AIM: Omit any picture, and return the remaining data exactly as written.

GIVEN INFORMATION:
»»

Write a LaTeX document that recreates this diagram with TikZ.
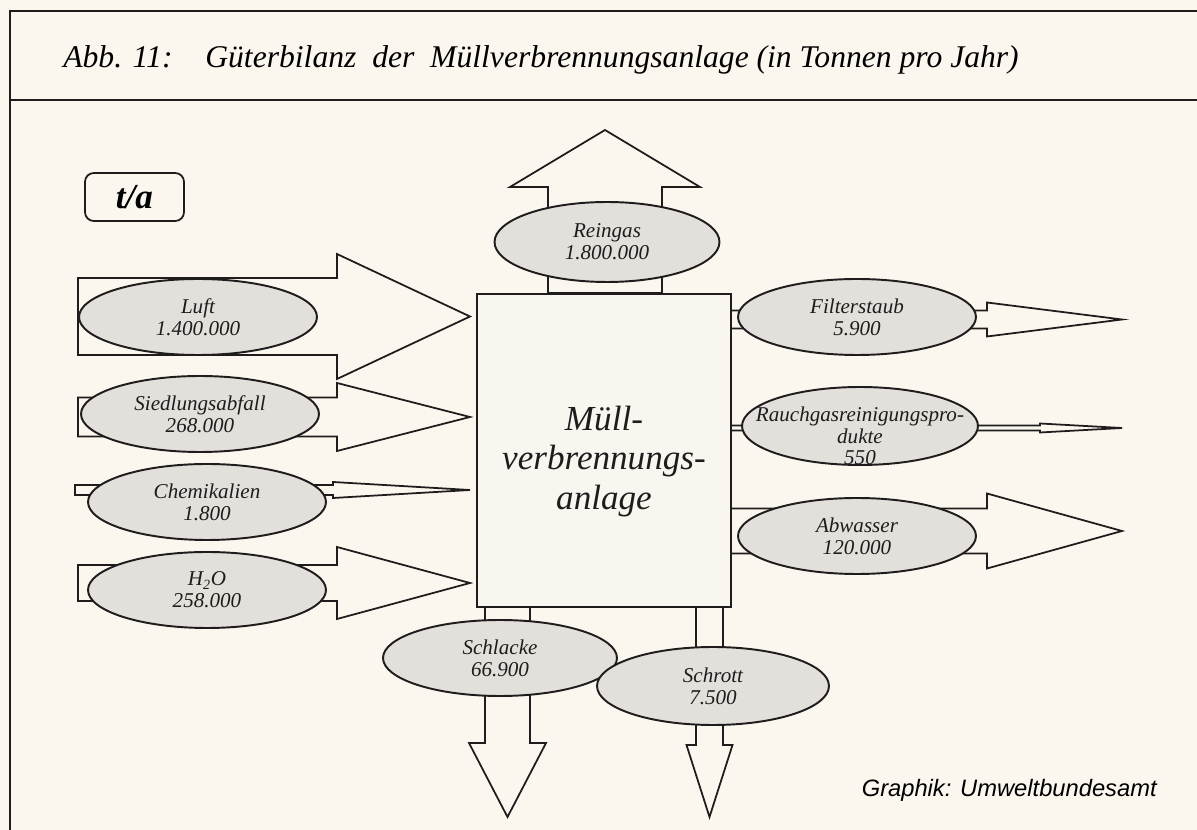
\documentclass[tikz,border=0pt]{standalone}
\usepackage{fontspec}
\setmainfont{Liberation Serif}
\newfontfamily\creditfont{Liberation Sans}
\usepackage{tikz}
\usetikzlibrary{shapes.geometric, positioning}
\definecolor{paper}{RGB}{251,246,238}
\definecolor{inkline}{RGB}{30,28,28}
\definecolor{stockgray}{RGB}{227,224,220}
\definecolor{plantfill}{RGB}{249,245,239}
\tikzset{
  stock/.style={ellipse, draw=inkline, fill=stockgray, line width=1.1pt,
    minimum width=4.76cm, minimum height=1.52cm, inner sep=0pt},
  stocktext/.style={align=center, inner sep=0pt,
    font=\fontsize{12}{12.4}\selectfont\itshape, text=inkline},
  flowarrow/.style={draw=inkline, fill=paper, line width=1pt, line join=miter},
  frameline/.style={draw=inkline, line width=1.2pt},
  plant/.style={rectangle, draw=inkline, fill=plantfill, line width=1.1pt,
    minimum width=5.08cm, minimum height=6.26cm},
  planttext/.style={align=center, inner sep=0pt,
    font=\fontsize{20}{22.7}\selectfont\itshape, text=inkline},
  unitbox/.style={rectangle, draw=inkline, line width=1pt, rounded corners=5pt,
    minimum width=1.98cm, minimum height=0.96cm,
    font=\fontsize{20}{22}\selectfont\bfseries\itshape}
}
% horizontal block arrow: x start, x head base, x tip, y centre, shaft half, head half
\newcommand{\harrow}[6]{%
  \draw[flowarrow] (#1,#4-#5) -- (#2,#4-#5) -- (#2,#4-#6) -- (#3,#4)
    -- (#2,#4+#6) -- (#2,#4+#5) -- (#1,#4+#5) -- cycle;}
% vertical block arrow: x centre, y start, y head base, y tip, shaft half, head half
\newcommand{\varrow}[6]{%
  \draw[flowarrow] (#1-#5,#2) -- (#1-#5,#3) -- (#1-#6,#3) -- (#1,#4)
    -- (#1+#6,#3) -- (#1+#5,#3) -- (#1+#5,#2) -- cycle;}

\begin{document}
\begin{tikzpicture}[x=0.02cm, y=-0.02cm]
  \useasboundingbox[fill=paper] (0,0) rectangle (1197,830);
  % frame and title
  \draw[frameline] (1197,11) -- (10,11) -- (10,830);
  \draw[frameline] (10,100) -- (1197,100);
  \node[anchor=base west, inner sep=0pt, font=\fontsize{18}{20}\selectfont\itshape]
    (abb) at (63,68) {Abb. 11:};
  \node[anchor=base west, inner sep=0pt, font=\fontsize{18}{20}\selectfont\itshape]
    (title) at (205,68) {Güterbilanz\ \ der\ \ Müllverbrennungsanlage (in Tonnen pro Jahr)};
  \node[unitbox] (unit) at (134.5,197) {t/a};

  % inputs
  \harrow{78}{337}{470}{316.5}{38.5}{62.5}
  \harrow{78}{337}{470}{417}{19.5}{34}
  \harrow{75}{333}{470}{490}{5}{8}
  \harrow{78}{337}{470}{583}{18}{36}
  % outputs
  \varrow{605}{293}{187}{130}{57}{95}
  \harrow{731}{987}{1122}{319.5}{9}{17}
  \harrow{731}{1040}{1122}{428}{2.5}{4.5}
  \harrow{731}{987}{1122}{531}{22.5}{37.5}
  \varrow{507.5}{607}{743}{817}{22.5}{38.5}
  \varrow{709.5}{607}{745}{817}{13.5}{23}

  % plant
  \node[plant, label={[planttext, yshift=-0.22cm]center:Müll-\\verbrennungs-\\anlage}]
    (mva) at (604,450.5) {};

  % stocks left
  \node[stock, label={[stocktext]center:Luft\\1.400.000}] (luft) at (198,317) {};
  \node[stock, label={[stocktext]center:Siedlungsabfall\\268.000}] (sied) at (200,414) {};
  \node[stock, label={[stocktext]center:Chemikalien\\1.800}] (chem) at (207,502) {};
  \node[stock, label={[stocktext]center:H\textsubscript{2}O\\258.000}] (wasser) at (207,590) {};
  % stocks top and right
  \node[stock, minimum width=4.5cm, minimum height=1.6cm,
        label={[stocktext]center:Reingas\\1.800.000}] (rein) at (607,242) {};
  \node[stock, label={[stocktext]center:Filterstaub\\5.900}] (filter) at (857,317) {};
  \node[stock, minimum width=4.72cm, minimum height=1.56cm,
        label={[stocktext, yshift=-0.2cm]center:Rauchgasreinigungspro-\\dukte\\550}] (rauch) at (860,426) {};
  \node[stock, label={[stocktext]center:Abwasser\\120.000}] (abw) at (857,536) {};
  % stocks bottom
  \node[stock, minimum width=4.68cm, label={[stocktext]center:Schlacke\\66.900}] (schlacke) at (500,658) {};
  \node[stock, minimum width=4.64cm, minimum height=1.56cm,
        label={[stocktext]center:Schrott\\7.500}] (schrott) at (713,686) {};

  % source
  \node[anchor=base east, inner sep=0pt, font=\fontsize{13.5}{15}\selectfont\creditfont\itshape]
    (credit) at (1157,796) {Graphik: Umweltbundesamt};
\end{tikzpicture}
\end{document}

««

EXERCISE SOLUTION:
Write a LaTeX document that recreates this diagram with TikZ.
\documentclass[tikz,border=0pt]{standalone}
\usepackage{fontspec}
\setmainfont{Liberation Serif}
\newfontfamily\creditfont{Liberation Sans}
\usepackage{tikz}
\usetikzlibrary{shapes.geometric, positioning}
\definecolor{paper}{RGB}{251,246,238}
\definecolor{inkline}{RGB}{30,28,28}
\definecolor{stockgray}{RGB}{227,224,220}
\definecolor{plantfill}{RGB}{249,245,239}
\tikzset{
  stock/.style={ellipse, draw=inkline, fill=stockgray, line width=1.1pt,
    minimum width=4.76cm, minimum height=1.52cm, inner sep=0pt},
  stocktext/.style={align=center, inner sep=0pt,
    font=\fontsize{12}{12.4}\selectfont\itshape, text=inkline},
  flowarrow/.style={draw=inkline, fill=paper, line width=1pt, line join=miter},
  frameline/.style={draw=inkline, line width=1.2pt},
  plant/.style={rectangle, draw=inkline, fill=plantfill, line width=1.1pt,
    minimum width=5.08cm, minimum height=6.26cm},
  planttext/.style={align=center, inner sep=0pt,
    font=\fontsize{20}{22.7}\selectfont\itshape, text=inkline},
  unitbox/.style={rectangle, draw=inkline, line width=1pt, rounded corners=5pt,
    minimum width=1.98cm, minimum height=0.96cm,
    font=\fontsize{20}{22}\selectfont\bfseries\itshape}
}
% horizontal block arrow: x start, x head base, x tip, y centre, shaft half, head half
\newcommand{\harrow}[6]{%
  \draw[flowarrow] (#1,#4-#5) -- (#2,#4-#5) -- (#2,#4-#6) -- (#3,#4)
    -- (#2,#4+#6) -- (#2,#4+#5) -- (#1,#4+#5) -- cycle;}
% vertical block arrow: x centre, y start, y head base, y tip, shaft half, head half
\newcommand{\varrow}[6]{%
  \draw[flowarrow] (#1-#5,#2) -- (#1-#5,#3) -- (#1-#6,#3) -- (#1,#4)
    -- (#1+#6,#3) -- (#1+#5,#3) -- (#1+#5,#2) -- cycle;}

\begin{document}
\begin{tikzpicture}[x=0.02cm, y=-0.02cm]
  \useasboundingbox[fill=paper] (0,0) rectangle (1197,830);
  % frame and title
  \draw[frameline] (1197,11) -- (10,11) -- (10,830);
  \draw[frameline] (10,100) -- (1197,100);
  \node[anchor=base west, inner sep=0pt, font=\fontsize{18}{20}\selectfont\itshape]
    (abb) at (63,68) {Abb. 11:};
  \node[anchor=base west, inner sep=0pt, font=\fontsize{18}{20}\selectfont\itshape]
    (title) at (205,68) {Güterbilanz\ \ der\ \ Müllverbrennungsanlage (in Tonnen pro Jahr)};
  \node[unitbox] (unit) at (134.5,197) {t/a};

  % inputs
  \harrow{78}{337}{470}{316.5}{38.5}{62.5}
  \harrow{78}{337}{470}{417}{19.5}{34}
  \harrow{75}{333}{470}{490}{5}{8}
  \harrow{78}{337}{470}{583}{18}{36}
  % outputs
  \varrow{605}{293}{187}{130}{57}{95}
  \harrow{731}{987}{1122}{319.5}{9}{17}
  \harrow{731}{1040}{1122}{428}{2.5}{4.5}
  \harrow{731}{987}{1122}{531}{22.5}{37.5}
  \varrow{507.5}{607}{743}{817}{22.5}{38.5}
  \varrow{709.5}{607}{745}{817}{13.5}{23}

  % plant
  \node[plant, label={[planttext, yshift=-0.22cm]center:Müll-\\verbrennungs-\\anlage}]
    (mva) at (604,450.5) {};

  % stocks left
  \node[stock, label={[stocktext]center:Luft\\1.400.000}] (luft) at (198,317) {};
  \node[stock, label={[stocktext]center:Siedlungsabfall\\268.000}] (sied) at (200,414) {};
  \node[stock, label={[stocktext]center:Chemikalien\\1.800}] (chem) at (207,502) {};
  \node[stock, label={[stocktext]center:H\textsubscript{2}O\\258.000}] (wasser) at (207,590) {};
  % stocks top and right
  \node[stock, minimum width=4.5cm, minimum height=1.6cm,
        label={[stocktext]center:Reingas\\1.800.000}] (rein) at (607,242) {};
  \node[stock, label={[stocktext]center:Filterstaub\\5.900}] (filter) at (857,317) {};
  \node[stock, minimum width=4.72cm, minimum height=1.56cm,
        label={[stocktext, yshift=-0.2cm]center:Rauchgasreinigungspro-\\dukte\\550}] (rauch) at (860,426) {};
  \node[stock, label={[stocktext]center:Abwasser\\120.000}] (abw) at (857,536) {};
  % stocks bottom
  \node[stock, minimum width=4.68cm, label={[stocktext]center:Schlacke\\66.900}] (schlacke) at (500,658) {};
  \node[stock, minimum width=4.64cm, minimum height=1.56cm,
        label={[stocktext]center:Schrott\\7.500}] (schrott) at (713,686) {};

  % source
  \node[anchor=base east, inner sep=0pt, font=\fontsize{13.5}{15}\selectfont\creditfont\itshape]
    (credit) at (1157,796) {Graphik: Umweltbundesamt};
\end{tikzpicture}
\end{document}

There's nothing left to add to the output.